=== Directions ===
Below is a block of records; reproduce all of them exactly and leave out any pictures.

>> start Given records

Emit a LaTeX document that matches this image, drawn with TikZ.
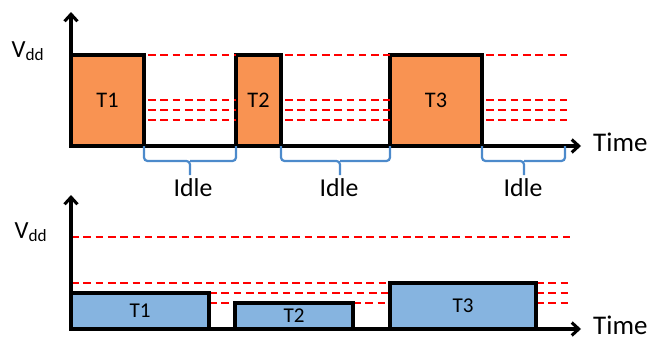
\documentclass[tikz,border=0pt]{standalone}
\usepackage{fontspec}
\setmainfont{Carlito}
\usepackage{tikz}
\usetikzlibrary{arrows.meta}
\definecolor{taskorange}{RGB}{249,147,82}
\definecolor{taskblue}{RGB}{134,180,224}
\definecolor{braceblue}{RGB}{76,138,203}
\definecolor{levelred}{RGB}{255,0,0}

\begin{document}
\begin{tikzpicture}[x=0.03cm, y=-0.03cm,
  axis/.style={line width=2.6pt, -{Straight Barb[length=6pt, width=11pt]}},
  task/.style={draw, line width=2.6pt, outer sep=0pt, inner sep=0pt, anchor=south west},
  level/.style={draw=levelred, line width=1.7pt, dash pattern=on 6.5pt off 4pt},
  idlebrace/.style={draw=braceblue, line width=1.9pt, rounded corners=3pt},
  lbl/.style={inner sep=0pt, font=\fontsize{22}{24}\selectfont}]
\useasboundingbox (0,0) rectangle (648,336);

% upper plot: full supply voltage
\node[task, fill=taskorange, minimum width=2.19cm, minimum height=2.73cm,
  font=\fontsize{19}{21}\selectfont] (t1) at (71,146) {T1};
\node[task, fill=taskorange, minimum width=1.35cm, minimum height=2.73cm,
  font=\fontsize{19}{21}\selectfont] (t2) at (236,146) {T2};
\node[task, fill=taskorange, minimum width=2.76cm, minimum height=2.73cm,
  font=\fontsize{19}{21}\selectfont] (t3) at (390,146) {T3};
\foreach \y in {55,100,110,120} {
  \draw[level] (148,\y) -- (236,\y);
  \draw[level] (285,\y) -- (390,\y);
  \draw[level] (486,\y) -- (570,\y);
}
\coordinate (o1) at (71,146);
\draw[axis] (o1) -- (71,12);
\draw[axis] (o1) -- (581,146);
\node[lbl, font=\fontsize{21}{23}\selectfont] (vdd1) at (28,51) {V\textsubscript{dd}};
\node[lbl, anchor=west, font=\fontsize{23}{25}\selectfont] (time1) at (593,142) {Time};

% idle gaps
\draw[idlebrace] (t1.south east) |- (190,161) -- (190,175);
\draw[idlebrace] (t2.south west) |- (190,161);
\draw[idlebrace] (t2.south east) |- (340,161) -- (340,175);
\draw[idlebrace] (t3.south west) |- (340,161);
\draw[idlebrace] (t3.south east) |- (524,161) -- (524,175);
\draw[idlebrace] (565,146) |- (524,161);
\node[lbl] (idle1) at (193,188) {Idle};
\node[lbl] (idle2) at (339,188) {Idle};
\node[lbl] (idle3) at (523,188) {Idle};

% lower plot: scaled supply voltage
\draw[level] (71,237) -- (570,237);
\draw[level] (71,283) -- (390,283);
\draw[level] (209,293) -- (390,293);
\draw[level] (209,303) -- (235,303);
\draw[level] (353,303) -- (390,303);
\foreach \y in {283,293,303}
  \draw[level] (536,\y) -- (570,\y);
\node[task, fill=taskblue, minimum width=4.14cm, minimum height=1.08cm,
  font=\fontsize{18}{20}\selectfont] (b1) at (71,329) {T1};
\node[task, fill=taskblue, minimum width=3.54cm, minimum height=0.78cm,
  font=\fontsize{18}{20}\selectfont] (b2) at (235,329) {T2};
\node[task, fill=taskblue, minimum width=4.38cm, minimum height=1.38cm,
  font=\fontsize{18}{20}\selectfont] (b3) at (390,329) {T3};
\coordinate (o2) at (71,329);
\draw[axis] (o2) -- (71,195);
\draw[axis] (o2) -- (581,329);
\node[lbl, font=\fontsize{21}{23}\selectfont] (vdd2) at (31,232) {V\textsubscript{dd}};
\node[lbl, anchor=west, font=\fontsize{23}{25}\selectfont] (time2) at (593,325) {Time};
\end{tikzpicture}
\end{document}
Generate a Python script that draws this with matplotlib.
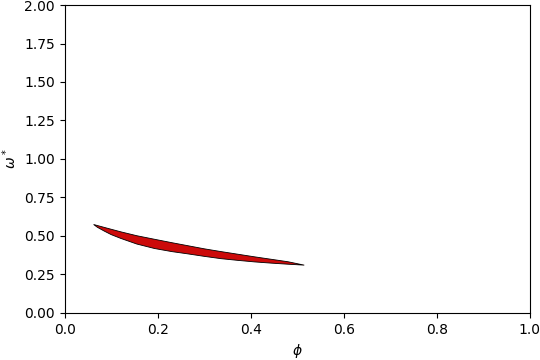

>> end Given records

=== Expected answer ===
Emit a LaTeX document that matches this image, drawn with TikZ.
\documentclass[tikz,border=0pt]{standalone}
\usepackage{fontspec}
\setmainfont{Carlito}
\usepackage{tikz}
\usetikzlibrary{arrows.meta}
\definecolor{taskorange}{RGB}{249,147,82}
\definecolor{taskblue}{RGB}{134,180,224}
\definecolor{braceblue}{RGB}{76,138,203}
\definecolor{levelred}{RGB}{255,0,0}

\begin{document}
\begin{tikzpicture}[x=0.03cm, y=-0.03cm,
  axis/.style={line width=2.6pt, -{Straight Barb[length=6pt, width=11pt]}},
  task/.style={draw, line width=2.6pt, outer sep=0pt, inner sep=0pt, anchor=south west},
  level/.style={draw=levelred, line width=1.7pt, dash pattern=on 6.5pt off 4pt},
  idlebrace/.style={draw=braceblue, line width=1.9pt, rounded corners=3pt},
  lbl/.style={inner sep=0pt, font=\fontsize{22}{24}\selectfont}]
\useasboundingbox (0,0) rectangle (648,336);

% upper plot: full supply voltage
\node[task, fill=taskorange, minimum width=2.19cm, minimum height=2.73cm,
  font=\fontsize{19}{21}\selectfont] (t1) at (71,146) {T1};
\node[task, fill=taskorange, minimum width=1.35cm, minimum height=2.73cm,
  font=\fontsize{19}{21}\selectfont] (t2) at (236,146) {T2};
\node[task, fill=taskorange, minimum width=2.76cm, minimum height=2.73cm,
  font=\fontsize{19}{21}\selectfont] (t3) at (390,146) {T3};
\foreach \y in {55,100,110,120} {
  \draw[level] (148,\y) -- (236,\y);
  \draw[level] (285,\y) -- (390,\y);
  \draw[level] (486,\y) -- (570,\y);
}
\coordinate (o1) at (71,146);
\draw[axis] (o1) -- (71,12);
\draw[axis] (o1) -- (581,146);
\node[lbl, font=\fontsize{21}{23}\selectfont] (vdd1) at (28,51) {V\textsubscript{dd}};
\node[lbl, anchor=west, font=\fontsize{23}{25}\selectfont] (time1) at (593,142) {Time};

% idle gaps
\draw[idlebrace] (t1.south east) |- (190,161) -- (190,175);
\draw[idlebrace] (t2.south west) |- (190,161);
\draw[idlebrace] (t2.south east) |- (340,161) -- (340,175);
\draw[idlebrace] (t3.south west) |- (340,161);
\draw[idlebrace] (t3.south east) |- (524,161) -- (524,175);
\draw[idlebrace] (565,146) |- (524,161);
\node[lbl] (idle1) at (193,188) {Idle};
\node[lbl] (idle2) at (339,188) {Idle};
\node[lbl] (idle3) at (523,188) {Idle};

% lower plot: scaled supply voltage
\draw[level] (71,237) -- (570,237);
\draw[level] (71,283) -- (390,283);
\draw[level] (209,293) -- (390,293);
\draw[level] (209,303) -- (235,303);
\draw[level] (353,303) -- (390,303);
\foreach \y in {283,293,303}
  \draw[level] (536,\y) -- (570,\y);
\node[task, fill=taskblue, minimum width=4.14cm, minimum height=1.08cm,
  font=\fontsize{18}{20}\selectfont] (b1) at (71,329) {T1};
\node[task, fill=taskblue, minimum width=3.54cm, minimum height=0.78cm,
  font=\fontsize{18}{20}\selectfont] (b2) at (235,329) {T2};
\node[task, fill=taskblue, minimum width=4.38cm, minimum height=1.38cm,
  font=\fontsize{18}{20}\selectfont] (b3) at (390,329) {T3};
\coordinate (o2) at (71,329);
\draw[axis] (o2) -- (71,195);
\draw[axis] (o2) -- (581,329);
\node[lbl, font=\fontsize{21}{23}\selectfont] (vdd2) at (31,232) {V\textsubscript{dd}};
\node[lbl, anchor=west, font=\fontsize{23}{25}\selectfont] (time2) at (593,325) {Time};
\end{tikzpicture}
\end{document}
Generate a Python script that draws this with matplotlib.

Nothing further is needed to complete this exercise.